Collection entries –
## Begin

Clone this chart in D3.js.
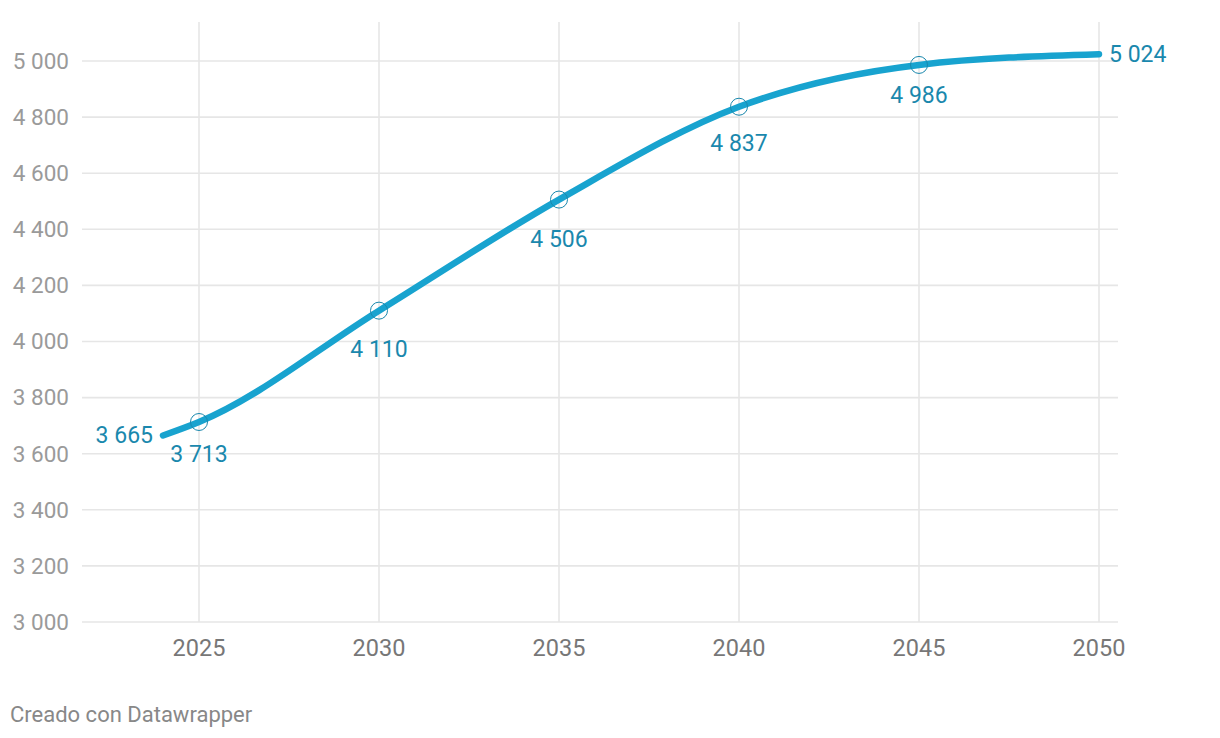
<!DOCTYPE html>
<html>
<head>
<meta charset="utf-8">
<script src="https://cdn.jsdelivr.net/npm/d3@7"></script>
<style>
  html, body { margin: 0; padding: 0; background: #fff; }
  svg { display: block; font-family: Roboto, "Noto Sans", sans-serif; }
</style>
</head>
<body>
<svg id="chart" width="1220" height="738"></svg>
<script>
const years = [2024, 2025, 2030, 2035, 2040, 2045, 2050];
const values = [3665, 3713, 4110, 4506, 4837, 4986, 5024];
const yTicks = [3000, 3200, 3400, 3600, 3800, 4000, 4200, 4400, 4600, 4800, 5000];
const xTicks = [2025, 2030, 2035, 2040, 2045, 2050];
const sourceText = "Creado con Datawrapper";
// label placement below points (pixel offset of baseline), style config
const labelOffsets = [0, 40, 46, 47, 44, 38, 0];

const data = years.map((y, i) => ({ year: y, value: values[i], off: labelOffsets[i] }));
const fmt = v => d3.format(",")(v).replace(/,/g, "\u00A0");

const svg = d3.select("#chart");
const x = d3.scaleLinear().domain([2024, 2050]).range([163, 1099]);
const y = d3.scaleLinear().domain([3000, 5000]).range([622, 61]);

const gridColor = "#e6e6e6";

svg.append("g").selectAll("line").data(yTicks).join("line")
  .attr("x1", 82).attr("x2", 1118)
  .attr("y1", d => y(d)).attr("y2", d => y(d))
  .attr("stroke", gridColor).attr("stroke-width", 1.6);

svg.append("g").selectAll("line").data(xTicks).join("line")
  .attr("x1", d => x(d)).attr("x2", d => x(d))
  .attr("y1", 22).attr("y2", y(3000))
  .attr("stroke", gridColor).attr("stroke-width", 1.6);

svg.append("g").selectAll("text").data(yTicks).join("text")
  .attr("x", 69).attr("y", d => y(d)).attr("dy", "0.35em")
  .attr("text-anchor", "end")
  .attr("font-size", 22.5).attr("fill", "#9a9a9a")
  .text(d => fmt(d));

svg.append("g").selectAll("text").data(xTicks).join("text")
  .attr("x", d => x(d)).attr("y", 656)
  .attr("text-anchor", "middle")
  .attr("font-size", 23.5).attr("fill", "#777")
  .text(d => d);

const line = d3.line().x(d => x(d.year)).y(d => y(d.value)).curve(d3.curveMonotoneX);
svg.append("path").datum(data)
  .attr("d", line)
  .attr("fill", "none")
  .attr("stroke", "#18a3cf")
  .attr("stroke-width", 6.5)
  .attr("stroke-linecap", "round")
  .attr("stroke-linejoin", "round");

const labelColor = "#1a88ad";
const last = data.length - 1;
const inner = data.slice(1, last);

svg.append("g").selectAll("circle").data(inner).join("circle")
  .attr("cx", d => x(d.year)).attr("cy", d => y(d.value))
  .attr("r", 8.5)
  .attr("fill", "none")
  .attr("stroke", labelColor).attr("stroke-width", 1);

svg.append("g").selectAll("text").data(data).join("text")
  .attr("x", (d, i) => i === 0 ? x(d.year) - 10 : (i === last ? x(d.year) + 10 : x(d.year)))
  .attr("y", (d, i) => (i === 0 || i === last) ? y(d.value) : y(d.value) + d.off)
  .attr("dy", (d, i) => (i === 0 || i === last) ? "0.33em" : 0)
  .attr("text-anchor", (d, i) => i === 0 ? "end" : (i === last ? "start" : "middle"))
  .attr("font-size", 23).attr("fill", labelColor)
  .text(d => fmt(d.value));

svg.append("text")
  .attr("x", 10).attr("y", 722)
  .attr("font-size", 22).attr("fill", "#888")
  .text(sourceText);
</script>
</body>
</html>
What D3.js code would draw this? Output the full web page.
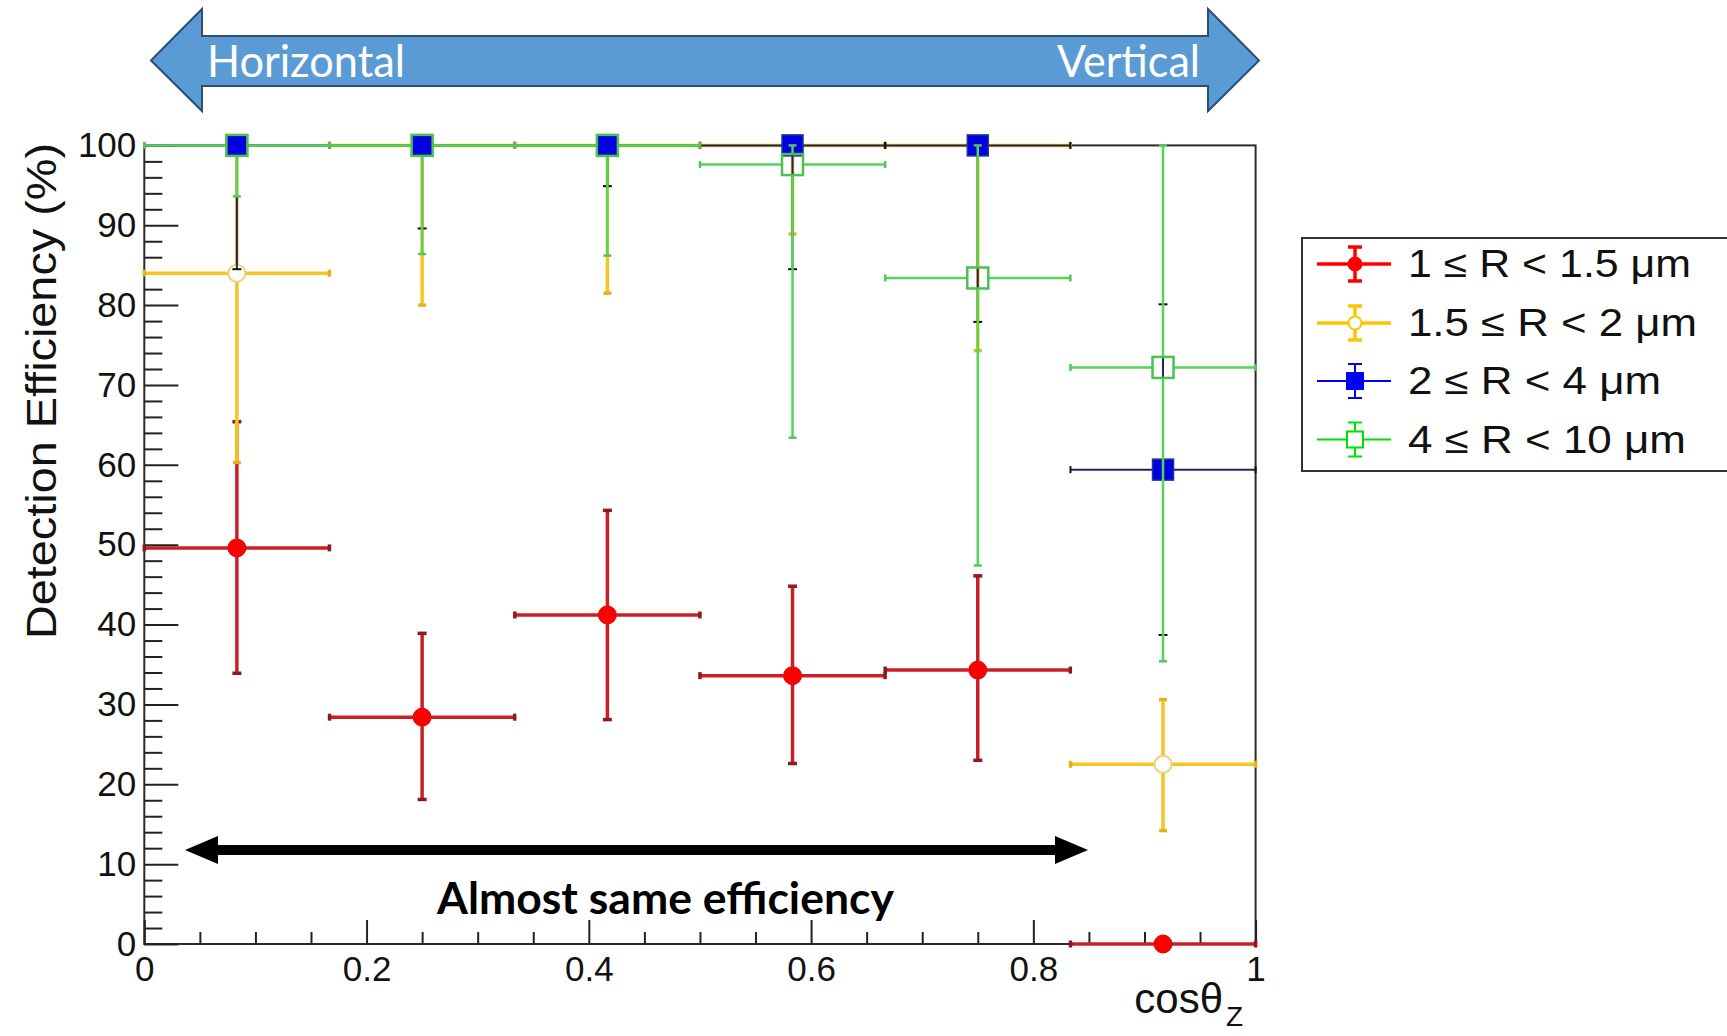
<!DOCTYPE html>
<html><head><meta charset="utf-8">
<script src="https://cdn.jsdelivr.net/npm/d3@7"></script>
<style>body{margin:0;background:#fff}svg{display:block}</style>
</head><body>
<svg id="chart" width="1727" height="1036"></svg>
<script>
// ---------- data ----------
const binCenters = [0.0833, 0.25, 0.4167, 0.5833, 0.75, 0.9167];
const binHalfWidths = [0.0833, 0.0833, 0.0833, 0.0833, 0.0833, 0.0833];

const redValues   = [49.6, 28.4, 41.2, 33.6, 34.3, 0];
const redUpper    = [65.4, 38.9, 54.3, 44.8, 46.1, 0];
const redLower    = [33.9, 18.1, 28.1, 22.6, 23.0, 0];

const yellowValues = [84.0, 100, 100, 100, 100, 22.5];
const yellowUpper  = [100, 100, 100, 100, 100, 30.6];
const yellowLower  = [60.3, 80.0, 81.5, 88.9, 74.3, 14.2];

const blueValues = [100, 100, 100, 100, 100, 59.4];
const blueUpper  = [100, 100, 100, 100, 100, 80.1];
const blueLower  = [84.5, 89.6, 94.9, 84.5, 77.9, 38.7];

const greenValues = [100, 100, 100, 97.6, 83.4, 72.2];
const greenUpper  = [100, 100, 100, 100, 100, 100];
const greenLower  = [93.6, 86.4, 86.2, 63.4, 47.4, 35.4];

const seriesLabels = ["1 \u2264 R < 1.5 \u03bcm", "1.5 \u2264 R < 2 \u03bcm", "2 \u2264 R < 4 \u03bcm", "4 \u2264 R < 10 \u03bcm"];
const xTickValues = [0, 0.2, 0.4, 0.6, 0.8, 1];
const xTickLabels = ["0", "0.2", "0.4", "0.6", "0.8", "1"];
const yTickValues = [0, 10, 20, 30, 40, 50, 60, 70, 80, 90, 100];
const yTickLabels = ["0", "10", "20", "30", "40", "50", "60", "70", "80", "90", "100"];
const xTitle = "cos\u03b8";
const xTitleSub = "Z";
const yTitle = "Detection Efficiency (%)";
const arrowLeftLabel = "Horizontal";
const arrowRightLabel = "Vertical";
const noteLabel = "Almost same efficiency";

// ---------- setup ----------
const svg = d3.select('#chart');
const x = d3.scaleLinear().domain([0, 1]).range([144.3, 1255.6]);
const y = d3.scaleLinear().domain([0, 100]).range([944, 145.4]);
const AX = "Liberation Sans, Arial, Helvetica, sans-serif";

// ---------- top blue double arrow ----------
const ax0 = 151, ax1 = 1259, ahb0 = 202, ahb1 = 1208, ayc = 60.5;
svg.append('path')
  .attr('d', `M${ax0},${ayc} L${ahb0},9 L${ahb0},36 L${ahb1},36 L${ahb1},9 L${ax1},${ayc} L${ahb1},111 L${ahb1},86 L${ahb0},86 L${ahb0},111 Z`)
  .attr('fill', '#5b9bd5').attr('stroke', '#2f4d6e').attr('stroke-width', 2);
svg.append('text').attr('x', 207).attr('y', 77).text(arrowLeftLabel)
  .attr('font-family', 'Lato, "Open Sans", sans-serif').attr('font-size', 44)
  .attr('fill', '#fff').attr('textLength', 198).attr('lengthAdjust', 'spacingAndGlyphs');
svg.append('text').attr('x', 1200).attr('y', 77).attr('text-anchor', 'end').text(arrowRightLabel)
  .attr('font-family', 'Lato, "Open Sans", sans-serif').attr('font-size', 44)
  .attr('fill', '#fff').attr('textLength', 143).attr('lengthAdjust', 'spacingAndGlyphs');

// ---------- frame ----------
svg.append('rect').attr('x', x(0)).attr('y', y(100))
  .attr('width', x(1) - x(0)).attr('height', y(0) - y(100))
  .attr('fill', 'none').attr('stroke', '#2a2a2a').attr('stroke-width', 2);

// ---------- axes ----------
function styleAxis(g) {
  g.select('.domain').remove();
  g.selectAll('.tick line').attr('stroke', '#222').attr('stroke-width', 2);
  g.selectAll('.tick text').attr('font-family', AX).attr('font-size', 35).attr('fill', '#111');
}
const yMinorVals = d3.range(0, 101, 2).filter(v => v % 10 !== 0);
svg.append('g').attr('transform', `translate(${x(0)},0)`)
  .call(d3.axisLeft(y).tickValues(yMinorVals).tickSizeInner(-18).tickSizeOuter(0).tickFormat(''))
  .call(styleAxis);
svg.append('g').attr('transform', `translate(${x(0)},0)`)
  .call(d3.axisLeft(y).tickValues(yTickValues).tickSizeInner(-34).tickSizeOuter(0).tickPadding(8)
    .tickFormat((d, i) => yTickLabels[i]))
  .call(styleAxis);
const xMinorVals = d3.range(0, 21).map(i => i * 0.05).filter(v => Math.abs(v * 5 - Math.round(v * 5)) > 1e-6);
svg.append('g').attr('transform', `translate(0,${y(0)})`)
  .call(d3.axisBottom(x).tickValues(xMinorVals).tickSizeInner(-12).tickSizeOuter(0).tickFormat(''))
  .call(styleAxis);
svg.append('g').attr('transform', `translate(0,${y(0)})`)
  .call(d3.axisBottom(x).tickValues(xTickValues).tickSizeInner(-24).tickSizeOuter(0).tickPadding(12)
    .tickFormat((d, i) => xTickLabels[i]))
  .call(styleAxis);

// axis titles
svg.append('text').attr('transform', `translate(56,391) rotate(-90)`).attr('text-anchor', 'middle')
  .text(yTitle).attr('font-family', AX).attr('font-size', 42).attr('fill', '#111')
  .attr('textLength', 496).attr('lengthAdjust', 'spacingAndGlyphs');
svg.append('text').attr('x', 1223).attr('y', 1013).attr('text-anchor', 'end').text(xTitle)
  .attr('font-family', AX).attr('font-size', 42).attr('fill', '#111');
svg.append('text').attr('x', 1226).attr('y', 1026).text(xTitleSub)
  .attr('font-family', AX).attr('font-size', 28).attr('fill', '#111');

// ---------- series ----------
const series = [
  {vals: redValues, up: redUpper, lo: redLower, bar: '#c8202a', cap: '#8e1a1e', bw: 3.5, capW: 9,
   marker: 'circle', r: 9, fill: '#ff0000', mstroke: '#e00000', open: false},
  {vals: yellowValues, up: yellowUpper, lo: yellowLower, bar: '#f3c622', cap: '#e0b420', bw: 3.5, capW: 8,
   marker: 'circle', r: 8.5, fill: '#ffffff', mstroke: '#efd27a', open: true},
  {vals: blueValues, up: blueUpper, lo: blueLower, bar: '#22225e', cap: '#111', bw: 2, capW: 9,
   marker: 'square', r: 10.5, fill: '#0000e0', mstroke: '#1b3a8f', open: false},
  {vals: greenValues, up: greenUpper, lo: greenLower, bar: '#55d45a', cap: '#55c45a', bw: 2.5, capW: 8,
   marker: 'square', r: 10.5, fill: 'none', mstroke: '#4cc153', open: true}
];

series.forEach(s => {
  const g = svg.append('g');
  binCenters.forEach((c, i) => {
    const cx = x(c), cy = y(s.vals[i]);
    const xl = x(c - binHalfWidths[i]), xr = x(c + binHalfWidths[i]);
    const yu = y(s.up[i]), yl = y(s.lo[i]);
    const gap = s.r;
    const line = (x1, y1, x2, y2, col, w) => g.append('line').attr('x1', x1).attr('y1', y1)
      .attr('x2', x2).attr('y2', y2).attr('stroke', col).attr('stroke-width', w);
    line(xl, cy, cx - gap, cy, s.bar, s.bw);
    line(cx + gap, cy, xr, cy, s.bar, s.bw);
    line(xl, cy - 3.5, xl, cy + 3.5, s.cap, s.bw);
    line(xr, cy - 3.5, xr, cy + 3.5, s.cap, s.bw);
    if (cy - yu > gap) {
      line(cx, yu, cx, cy - gap, s.bar, s.bw);
      line(cx - s.capW / 2, yu, cx + s.capW / 2, yu, s.cap, s.bw);
    }
    if (yl - cy > gap) {
      line(cx, cy + gap, cx, yl, s.bar, s.bw);
      line(cx - s.capW / 2, yl, cx + s.capW / 2, yl, s.cap, s.bw);
    }
  });
  binCenters.forEach((c, i) => {
    const cx = x(c), cy = y(s.vals[i]);
    if (s.marker === 'circle') {
      g.append('circle').attr('cx', cx).attr('cy', cy).attr('r', s.r)
        .attr('fill', s.fill).attr('stroke', s.mstroke).attr('stroke-width', s.open ? 2 : 1);
    } else {
      g.append('rect').attr('x', cx - s.r).attr('y', cy - s.r).attr('width', 2 * s.r).attr('height', 2 * s.r)
        .attr('fill', s.fill).attr('stroke', s.mstroke).attr('stroke-width', s.open ? 2.5 : 1.5);
    }
  });
});

// ---------- black double arrow + note ----------
const bY = 850;
svg.append('path')
  .attr('d', `M185,${bY} L218,${bY - 14} L218,${bY - 5} L1055,${bY - 5} L1055,${bY - 14} L1088,${bY} L1055,${bY + 14} L1055,${bY + 5} L218,${bY + 5} L218,${bY + 14} Z`)
  .attr('fill', '#000');
svg.append('text').attr('x', 437).attr('y', 914).text(noteLabel)
  .attr('font-family', 'Lato, "Open Sans", sans-serif').attr('font-weight', 'bold').attr('font-size', 43)
  .attr('fill', '#000').attr('textLength', 457).attr('lengthAdjust', 'spacingAndGlyphs');

// ---------- legend ----------
const legendColors = ['#ff0000', '#ffc400', '#0000ff', '#00e000'];
const legendRows = [264, 323, 381, 439.5];
const legendWidths = [283, 289, 253, 278];
const lg = svg.append('g');
lg.append('rect').attr('x', 1302).attr('y', 238).attr('width', 460).attr('height', 233)
  .attr('fill', '#fff').attr('stroke', '#333').attr('stroke-width', 2);
series.forEach((s, i) => {
  const cy = legendRows[i], cx = 1355, col = legendColors[i];
  const w = i < 2 ? 3.5 : 2;
  const l = (x1, y1, x2, y2) => lg.append('line').attr('x1', x1).attr('y1', y1).attr('x2', x2).attr('y2', y2)
    .attr('stroke', col).attr('stroke-width', w);
  l(1317, cy, 1391, cy);
  l(cx, cy - 17, cx, cy + 17);
  l(cx - 7, cy - 17, cx + 7, cy - 17);
  l(cx - 7, cy + 17, cx + 7, cy + 17);
  if (s.marker === 'circle') {
    lg.append('circle').attr('cx', cx).attr('cy', cy).attr('r', 6.5)
      .attr('fill', s.open ? '#fff' : col).attr('stroke', col).attr('stroke-width', 2);
  } else {
    lg.append('rect').attr('x', cx - 8).attr('y', cy - 8).attr('width', 16).attr('height', 16)
      .attr('fill', s.open ? '#fff' : col).attr('stroke', col).attr('stroke-width', 2);
  }
  lg.append('text').attr('x', 1408).attr('y', cy + 13).text(seriesLabels[i])
    .attr('font-family', AX).attr('font-size', 38).attr('fill', '#111')
    .attr('textLength', legendWidths[i]).attr('lengthAdjust', 'spacingAndGlyphs');
});
</script>
</body></html>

## End

REQUIREMENTS – From the records above, copy exactly the stretch from the line holding "What D3.js code" through the line holding "84.5, 77.9, 38.7];", both ends included, without the pictures.

RESPONSE FOR THIS EXERCISE –
What D3.js code would draw this? Output the full web page.
<!DOCTYPE html>
<html><head><meta charset="utf-8">
<script src="https://cdn.jsdelivr.net/npm/d3@7"></script>
<style>body{margin:0;background:#fff}svg{display:block}</style>
</head><body>
<svg id="chart" width="1727" height="1036"></svg>
<script>
// ---------- data ----------
const binCenters = [0.0833, 0.25, 0.4167, 0.5833, 0.75, 0.9167];
const binHalfWidths = [0.0833, 0.0833, 0.0833, 0.0833, 0.0833, 0.0833];

const redValues   = [49.6, 28.4, 41.2, 33.6, 34.3, 0];
const redUpper    = [65.4, 38.9, 54.3, 44.8, 46.1, 0];
const redLower    = [33.9, 18.1, 28.1, 22.6, 23.0, 0];

const yellowValues = [84.0, 100, 100, 100, 100, 22.5];
const yellowUpper  = [100, 100, 100, 100, 100, 30.6];
const yellowLower  = [60.3, 80.0, 81.5, 88.9, 74.3, 14.2];

const blueValues = [100, 100, 100, 100, 100, 59.4];
const blueUpper  = [100, 100, 100, 100, 100, 80.1];
const blueLower  = [84.5, 89.6, 94.9, 84.5, 77.9, 38.7];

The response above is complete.